Try to exploit timing differences then from RING 0!

Or am I thinking too simple?

KAISER: hiding the kernel from user space

Posted Jan 3, 2018 16:55 UTC (Wed) by EdRowland (guest, #120787) [Link]

Couldn't you map a dummy page into the holes to prevent timing differences between populated memory that's unreadable at ring 3 and unpopulated memory that now references a dummy page?

KAISER: hiding the kernel from user space

Posted Jan 3, 2018 17:30 UTC (Wed) by excors (subscriber, #95769) [Link]

I guess the main problem with that idea is that page tables take 8 bytes of physical memory per 4KB of virtual address space. If you want to fill up the whole ~48-bit virtual address space with distinct PTEs, you'd need 512GB of page tables.

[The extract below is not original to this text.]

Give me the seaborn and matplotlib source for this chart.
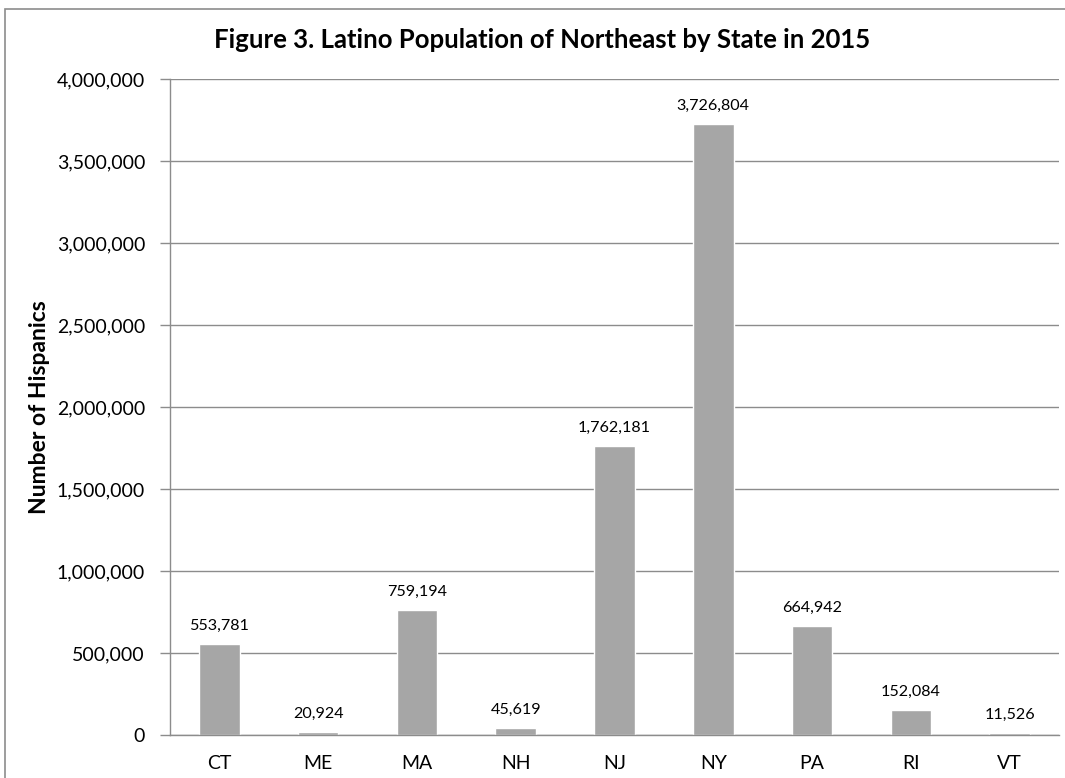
import matplotlib.pyplot as plt
import pandas as pd
import seaborn as sns
from matplotlib.patches import Rectangle
from matplotlib.ticker import FuncFormatter

states = ["CT", "ME", "MA", "NH", "NJ", "NY", "PA", "RI", "VT"]
hispanics = [553781, 20924, 759194, 45619, 1762181, 3726804, 664942, 152084, 11526]

df = pd.DataFrame({"state": states, "hispanics": hispanics})

sns.set_style("white")
plt.rcParams["font.family"] = ["Lato", "DejaVu Sans"]
plt.rcParams["text.color"] = "black"
plt.rcParams["xtick.color"] = "black"
plt.rcParams["ytick.color"] = "black"

fig = plt.figure(figsize=(10.65, 7.78), dpi=100)
ax = fig.add_axes([170 / 1065, 1 - 735 / 778, 889 / 1065, (735 - 79) / 778])

sns.barplot(data=df, x="state", y="hispanics", color="#a6a6a6",
            saturation=1, width=0.41, ax=ax)

ax.set_ylim(0, 4000000)
ax.set_yticks(range(0, 4000001, 500000))
ax.yaxis.set_major_formatter(FuncFormatter(lambda v, p: f"{int(v):,}"))
ax.yaxis.grid(True, color="#8c8c8c", linewidth=1)
ax.set_axisbelow(True)
ax.tick_params(axis="y", left=True, length=7, width=1, color="#8c8c8c",
               labelcolor="black", labelsize=14, pad=11)
ax.tick_params(axis="x", bottom=False, labelcolor="black", labelsize=14, pad=11)
for side in ["top", "right"]:
    ax.spines[side].set_visible(False)
for side in ["left", "bottom"]:
    ax.spines[side].set_color("#8c8c8c")
    ax.spines[side].set_linewidth(1)

for i, v in enumerate(hispanics):
    ax.annotate(f"{v:,}", (i, v), xytext=(0, 8), textcoords="offset points",
                ha="center", va="bottom", fontsize=11.6, color="black")

ax.set_xlabel("")
ax.set_ylabel("Number of Hispanics", fontsize=16.5, fontweight="bold", color="black")
ax.yaxis.set_label_coords(-120 / 889, 0.5)

fig.text(0.509, 1 - 40 / 778, "Figure 3. Latino Population of Northeast by State in 2015",
         ha="center", va="center", fontsize=18.5, fontweight="bold", color="black")

fig.patches.append(Rectangle((5 / 1065, -0.05), 1.1, 1 - 9 / 778 + 0.05,
                             transform=fig.transFigure, fill=False,
                             edgecolor="#8c8c8c", linewidth=1.2))

fig.savefig("out.png", dpi=100)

You could try to reduce the size by e.g. using a single dummy PTE table that's shared by all the higher-level tables, instead of keeping them distinct. But an attacker can likely measure the timing difference between a page walk that fetches the PTE from cache, vs one that fetches it from RAM. If you access address A, then address A+4096, and the second one is fast (i.e. the PTE is already in the cache), you know that's using the dummy PTE, so it's still leaking information about where the kernel is.

KAISER: hiding the kernel from user space

Posted Jan 6, 2018 0:26 UTC (Sat) by ridethewave (guest, #121115) [Link]

>I guess the main problem with that idea is that page tables take 8 bytes of physical memory >per 4KB of virtual address space
Couldn't you just map each virtual address to the same physical address then?